Y es que los niños no deberían tener acceso a flujos continuos de contenido en ningún tipo de dispositivo y el consumo de contenido digital debería estar muy restringido hasta pasada la adolescencia. Distintos estudios han demostrado que la exposición prolongada a pantallas puede afectar a su capacidad de atención y concentración. Además, la sobreestimulación constante puede dificultar su capacidad para procesar información, conciliar el sueño o desarrollar habilidades relacionadas con el pensamiento crítico.
Es más, la exposición constante a redes sociales y otros contenidos en línea es una de las razones que apuntan los expertos como causa del incremento de cuadros de ansiedad, depresión y baja autoestima entre jóvenes y adolescentes de todo el planeta. Todo ello, sin mencionar el notable aumento de la obesidad infantil asociada al cambio de hábitos que todo ello supone.

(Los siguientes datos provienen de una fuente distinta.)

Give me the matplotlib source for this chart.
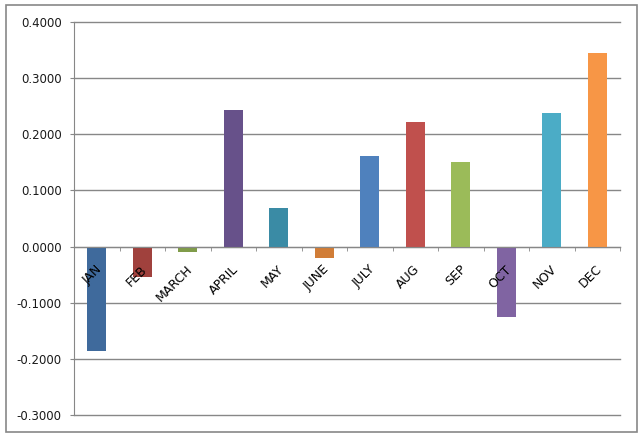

Personalmente, no soy nadie para dar consejos acerca de cómo debe educar cada uno a sus hijos, pero sí que creo que, como sociedad, tenemos un problema del que todavía no somos plenamente conscientes. Un problemón, diría yo, del que saldremos a costa de sacrificar una generación entera de niños adictos a la dopamina y, por ende, permanentemente insatisfechos, impacientes, incapaces de prestar atención y me temo que, crónicamente infelices. Una generación que necesita urgentemente unos padres que entiendan los peligros asociados al consumo excesivo de pantallas, las consecuencias de acceder a una barra libre de contenidos a través de internet y las implicaciones cognitivas irreversibles que todo ello puede tener para sus hijos.
Ojalá me equivoque y entre todos, padres, profesores, legisladores y especialistas, seamos capaces de ponerle remedio a tiempo. Por el momento, la llave del “minibar” en nuestra casa estará guardada a cal y canto el mayor tiempo posible, aunque sea a costa de dormir menos tiempo de siesta, de tener menos conversaciones de “adultos” en nuestras sobremesas o de tener que posponer mis lecturas veraniegas a un mejor momento.